Being a longtime advocate of 25-plus years here in Raleigh, there’s just a great need. As a community advocate … I’ve worked with families who were sleeping in cars and business owners who were just trying to connect with the community. Also, I’m vice chair of the Health and Human Services Board of Wake County.
What matters most to you as a candidate?
The environment, housing, transportation, police accountability, gentrification, communication. All of those things tie together and equal quality of life. But the one thing that’s really hurting the community across the board, no matter what your income level is, is housing and housing affordability.
Do you agree with the council’s current strategy to address affordable housing?
No. Our current mayor talks about 5,700 housing units and wanting to do more, but we’re losing affordable housing by the thousands. So the depletion is nowhere [near] touching what you’re bragging about doing.
When you show up to a property that she’s talking about, you realize that it’s running for $2,400 a month, the buying price is starting out at $350,000 for 1,500 square feet. Who is that supposed to be affordable for? Surely not the general population of Raleigh.
The current council has allowed us to lose true affordable housing. Housing affordability and affordable housing is not the same. Affordable housing, which people are crying and begging for, is where you’re guaranteed to not spend more than a third of your income on housing.
What’s your plan to tackle affordable housing?
We should work with those property owners who are truly providing affordable housing. And some of the grant money and bonds should go into protecting [affordable housing] and enforcing a certain amount. Raleigh is growing at a very rapid rate. We need to provide true incentives on the back end for property owners who are attempting to take the higher cost [of affordable housing] or sell [their property].
[Developers] are buying people out of Raleigh. We should make the benefit of affordable housing more enticing than a developer dangling a check. Because if someone is actually providing affordable housing, that means they understand the need.

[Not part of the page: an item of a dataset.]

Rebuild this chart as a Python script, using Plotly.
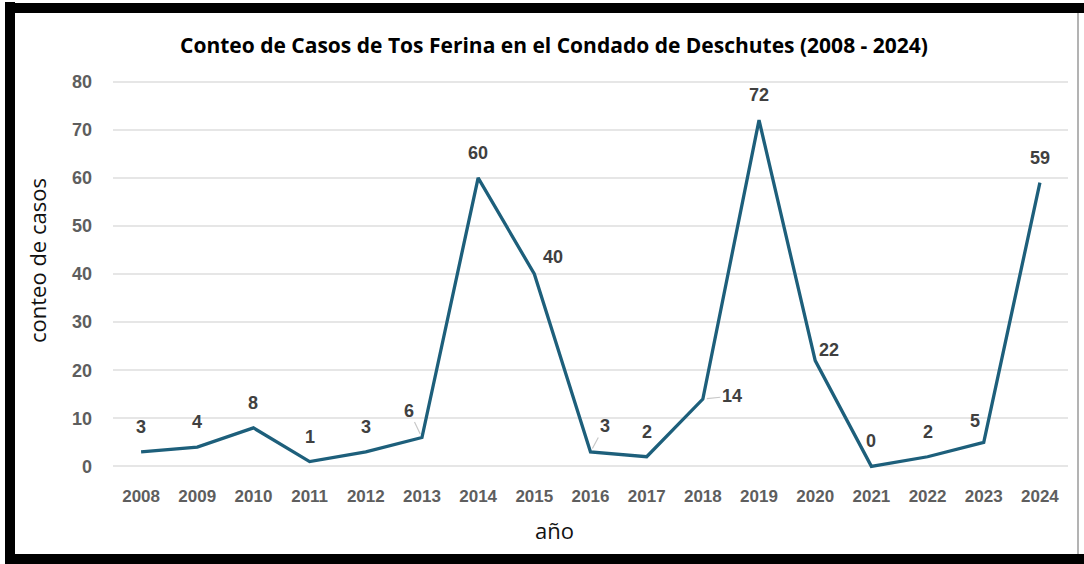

If we blanketed that property owner so that the families didn’t have to eat that higher cost that they can’t afford, then we as a city, we will take care of our business owners as well as taking care of our family.
Why should people vote for you?
I’m the only candidate in this race who has been a resource in this community even when I needed the same resources. I’m the only candidate in this race who doesn’t require a title to care. When I’m just a mom, when I’m just DaQuanta, when I’m just a worker, I still care. When I see the need, it’s for me to help be the solution.
And I’m the only candidate that can truly stand and say “We’re going to do this together, and the only way it’s going to be successful is if we are together.” I’m not telling anybody what they need other than the fact that you need DaQuanta Copeland and DaQuanta needs you to pull it off.